Figure scripts:
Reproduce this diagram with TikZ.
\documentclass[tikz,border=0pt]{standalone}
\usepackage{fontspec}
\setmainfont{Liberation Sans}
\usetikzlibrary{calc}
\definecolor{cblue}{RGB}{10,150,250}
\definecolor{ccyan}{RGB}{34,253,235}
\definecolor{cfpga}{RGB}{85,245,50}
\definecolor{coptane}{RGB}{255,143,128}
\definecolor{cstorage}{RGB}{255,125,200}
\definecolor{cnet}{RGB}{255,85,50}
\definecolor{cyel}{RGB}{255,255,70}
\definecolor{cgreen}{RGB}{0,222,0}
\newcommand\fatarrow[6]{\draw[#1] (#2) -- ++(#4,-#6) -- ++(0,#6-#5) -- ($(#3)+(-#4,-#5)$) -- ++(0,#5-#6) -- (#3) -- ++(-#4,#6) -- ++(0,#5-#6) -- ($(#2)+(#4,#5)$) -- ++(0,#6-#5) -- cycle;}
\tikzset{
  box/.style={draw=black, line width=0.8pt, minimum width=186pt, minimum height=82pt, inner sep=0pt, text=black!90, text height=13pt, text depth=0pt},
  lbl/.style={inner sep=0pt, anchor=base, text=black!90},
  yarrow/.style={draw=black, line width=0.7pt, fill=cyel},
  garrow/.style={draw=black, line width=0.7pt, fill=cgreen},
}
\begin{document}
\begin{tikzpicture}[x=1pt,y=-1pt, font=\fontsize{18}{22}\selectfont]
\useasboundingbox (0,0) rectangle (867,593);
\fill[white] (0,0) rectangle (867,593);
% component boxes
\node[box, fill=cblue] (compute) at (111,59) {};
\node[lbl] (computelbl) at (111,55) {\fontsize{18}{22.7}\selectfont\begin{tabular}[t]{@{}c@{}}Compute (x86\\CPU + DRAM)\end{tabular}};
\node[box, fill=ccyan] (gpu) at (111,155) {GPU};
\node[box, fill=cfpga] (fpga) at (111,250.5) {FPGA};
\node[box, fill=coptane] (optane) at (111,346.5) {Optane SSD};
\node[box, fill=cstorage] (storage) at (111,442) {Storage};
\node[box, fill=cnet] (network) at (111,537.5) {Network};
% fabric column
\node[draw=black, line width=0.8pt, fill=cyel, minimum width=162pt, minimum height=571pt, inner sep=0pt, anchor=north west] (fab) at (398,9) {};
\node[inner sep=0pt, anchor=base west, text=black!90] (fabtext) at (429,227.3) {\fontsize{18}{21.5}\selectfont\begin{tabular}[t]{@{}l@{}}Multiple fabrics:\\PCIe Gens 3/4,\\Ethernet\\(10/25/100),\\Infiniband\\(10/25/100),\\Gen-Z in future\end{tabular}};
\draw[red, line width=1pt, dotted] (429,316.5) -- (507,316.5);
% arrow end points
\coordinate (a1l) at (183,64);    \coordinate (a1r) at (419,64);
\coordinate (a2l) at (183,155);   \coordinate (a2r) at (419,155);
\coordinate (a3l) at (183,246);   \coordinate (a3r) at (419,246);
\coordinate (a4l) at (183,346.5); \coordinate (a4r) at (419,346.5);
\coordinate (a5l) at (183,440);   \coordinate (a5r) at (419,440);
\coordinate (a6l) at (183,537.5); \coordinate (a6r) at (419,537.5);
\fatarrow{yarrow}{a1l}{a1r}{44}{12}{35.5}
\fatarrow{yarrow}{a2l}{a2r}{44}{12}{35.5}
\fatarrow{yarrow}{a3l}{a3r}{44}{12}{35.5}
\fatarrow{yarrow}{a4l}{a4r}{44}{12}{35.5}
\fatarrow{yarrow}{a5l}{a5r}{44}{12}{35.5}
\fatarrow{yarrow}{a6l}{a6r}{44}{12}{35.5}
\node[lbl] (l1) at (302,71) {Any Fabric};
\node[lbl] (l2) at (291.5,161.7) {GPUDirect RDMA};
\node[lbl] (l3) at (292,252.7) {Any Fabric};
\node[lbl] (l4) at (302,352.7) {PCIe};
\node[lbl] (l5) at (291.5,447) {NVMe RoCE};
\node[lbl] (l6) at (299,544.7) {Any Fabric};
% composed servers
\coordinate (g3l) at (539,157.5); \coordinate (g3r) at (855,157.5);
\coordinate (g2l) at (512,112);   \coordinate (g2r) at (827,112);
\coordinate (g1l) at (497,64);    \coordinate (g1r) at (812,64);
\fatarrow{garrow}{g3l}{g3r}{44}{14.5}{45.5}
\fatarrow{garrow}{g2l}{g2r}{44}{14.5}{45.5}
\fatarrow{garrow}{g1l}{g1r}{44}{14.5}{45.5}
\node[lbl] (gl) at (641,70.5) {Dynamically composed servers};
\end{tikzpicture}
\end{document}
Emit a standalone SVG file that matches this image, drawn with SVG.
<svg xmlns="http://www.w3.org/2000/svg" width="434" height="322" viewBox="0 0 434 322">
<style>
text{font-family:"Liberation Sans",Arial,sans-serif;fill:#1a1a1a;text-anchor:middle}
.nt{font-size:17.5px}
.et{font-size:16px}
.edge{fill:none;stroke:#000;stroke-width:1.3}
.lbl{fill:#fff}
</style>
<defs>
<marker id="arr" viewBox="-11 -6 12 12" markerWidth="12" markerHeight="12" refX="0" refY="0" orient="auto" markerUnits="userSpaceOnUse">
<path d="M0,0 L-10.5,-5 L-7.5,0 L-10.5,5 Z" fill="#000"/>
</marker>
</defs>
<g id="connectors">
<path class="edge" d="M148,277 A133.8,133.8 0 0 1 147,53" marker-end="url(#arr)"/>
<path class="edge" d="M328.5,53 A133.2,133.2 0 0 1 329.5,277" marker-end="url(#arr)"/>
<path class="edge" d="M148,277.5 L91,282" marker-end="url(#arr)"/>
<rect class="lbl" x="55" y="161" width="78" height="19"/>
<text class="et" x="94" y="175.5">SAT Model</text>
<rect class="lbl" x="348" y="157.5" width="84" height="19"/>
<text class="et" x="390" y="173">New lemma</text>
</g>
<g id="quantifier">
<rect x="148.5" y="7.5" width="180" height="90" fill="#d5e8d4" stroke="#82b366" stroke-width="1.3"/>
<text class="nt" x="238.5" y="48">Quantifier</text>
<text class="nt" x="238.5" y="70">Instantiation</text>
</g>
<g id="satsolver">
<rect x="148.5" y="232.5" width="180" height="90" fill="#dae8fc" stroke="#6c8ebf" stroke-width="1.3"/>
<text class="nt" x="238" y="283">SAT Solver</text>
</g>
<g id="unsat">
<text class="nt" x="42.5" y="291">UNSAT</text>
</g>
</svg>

Required task
Of all the lines in the entries, how many contain the word "with"? Give only the number.

Exercise solution
2